I sent the clip to another friend a few hours later.   He emailed me back that the clip was unavailable.  It had apparently been taken down by the copyright holder, or the account terminated by youTube, or both.   See for yourself.

So we are left, without the ability to judge the offensive act itself, with the instructive moral lesson that we do not tolerate racial insensitivity in our great nation.   Which, of course, is true, self-evident, in fact.  America is a land of exceptional equality where race is never a factor in anyone’s behavior.  The proof is our president, if you need proof.   Never a less racist person in that Oval Office, except, arguably, Woodrow Wilson, maybe. 

Seriously, how about we make the author of that racially insensitive gesture do a sincere public service announcement about how hurtful racism is, show it during baseball games.   The lost five games of salary that is part of his punishment, let’s put those tens of thousands of dollars to good use by donating it to an organization that fights racism.   How about something meaningful?  Instead of this pious fucking feel good bullshit.

Those Americans killed earlier this month in Niger, what’s the deal with them?  They are part of the now thousand American force initially placed in Niger as advisors in the War on TERROR by… oh, gosh, Barack Obama.   We never heard about that.   We never heard about the drone strikes in Yemen, until disloyal Americans like Jeremy Scahill investigated and revealed that American, not Yemeni, drones had launched those murderous, if mistaken, strikes.   How many countries are we doing that in?  Top secret, commie.  Campaign donors who give more than $5,000 to a political non-profit are granted anonymity in the exercise of their First Amendment right to political self-expression.  They’ve earned it.   

Well, we have to take our symbolic victories where we can.  Thankfully, that fucking racially insensitive Cuban motherfucker got what was coming to him.

NOTE:

Gurriel will lose $322,581 of his $12 million salary next year, which the Astros will donate to charitable causes.

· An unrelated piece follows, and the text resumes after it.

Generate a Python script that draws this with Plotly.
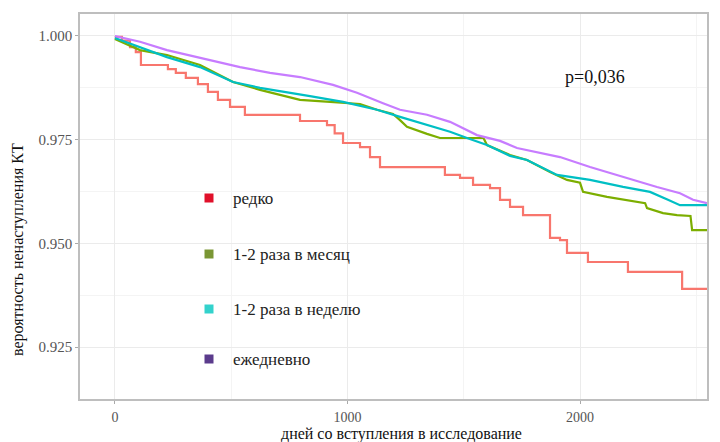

He also will be required to undergo sensitivity training during the offseason.

Darvish said he couldn’t decide whether Gurriel’s suspension was appropriate, but he said that he understood why commissioner Rob Manfred didn’t impose it during the World Series.

Darvish said a Dodgers employee informed him about Gurriel’s gesture, which was caught on television, after Game 3.

“I didn’t think it was going to be this big of a deal,” Darvish said. “But to me I wasn’t that frustrated at that point when I saw it the first time.”